ナポレオン戦争時代の物語--フランス軍は破竹の勢いで国境チロル地方へ殺到し、同地を占領しようとしていた。1809年の夏、医学生のセヴラン・アンダーラン(ルイス・トレンカー)は大学が閉鎖されたので、故郷チロルへ帰ることになった。フランスとバワリア連合軍の横暴が、彼を家へ呼び戻したのだ。母と妹はセヴランを待っていたが、もはや古いアンダーランの家を守りきれなかった。故郷の山に近づいた時、セヴランは新たにチロルに転任される。そこでバワリア執政官リーデルラー(パウル・ビルト)の美しい娘エリカ(ヴィルマ・バンキー)に出逢い。2人は互いに惹きつけられる。しかし、明け方、セヴランが懐かしいわが家の前に立った時、もはや懐かしき家は廃虚となり、農場は荒らされ、住人は殺されていた。恐怖と失望に包まれて煙のさめやらぬ廃虚の間をさまよっている時、セヴランはナポレオンの龍騎兵の足音を聞き、怒りのままにその2名を殺した。龍騎兵に追われながら、セヴランは命からがら逃れた。やがて、町々には懸賞金付きセヴラン逮捕のポスターが貼られた。セヴランは山に立て篭もり、チロルの自由のために闘う決心をした。エリカはセヴランの心持ちを理解し、父やルロイ大尉(ヴィクター・ヴァルコニ)の目をかすめて食糧を彼に供給しつづける。
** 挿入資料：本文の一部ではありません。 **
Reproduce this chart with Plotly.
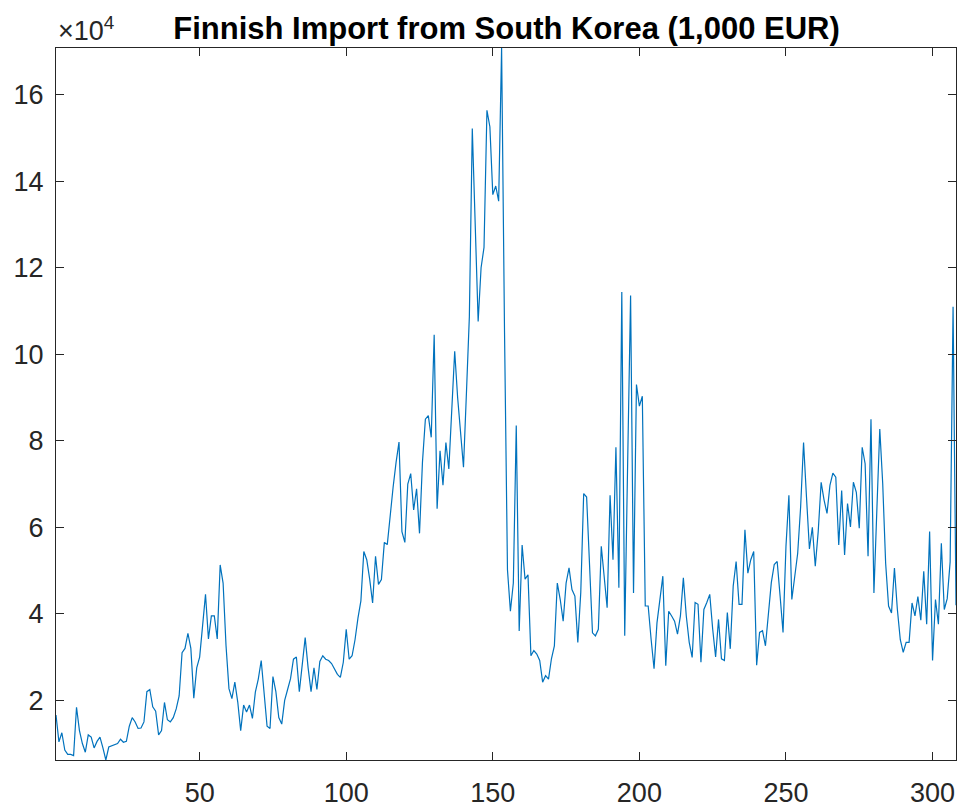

セヴランは暗夜に乗じてリーデルラーの家へ忍び込み、ナポレオン軍からの指令を調べようとするが、エリカと共にルロイ大尉に発見される。ルロイもまた、エリカを愛していた。セヴランは逃れた。新しいフランス軍は進軍して来た。フランス軍の将軍がインスブルックへ到着し、兵士らをねぎらう舞踏会が催された。セヴランはバワリアの大尉に変装して現れ、舞踏会で催される軍事会議に出席し、フランス軍の秘密を知る。セヴランは逃げ、チロルの人々に立てと呼ぶ。チロルの山々に狼火が挙がった。鐘は谷から谷へとこだました。朝の静寂は戦いの音に破られた。チロル人とフランス・バワリア連合軍との戦いは続いたが、チロルは敗れた。軍法会議の中庭で、セヴラン・アンダーランと2人の仲間は銃殺された。だが彼の祖国愛は死してなお消えず、英霊は昇天して永えにチロル万歳を唱えるのだった。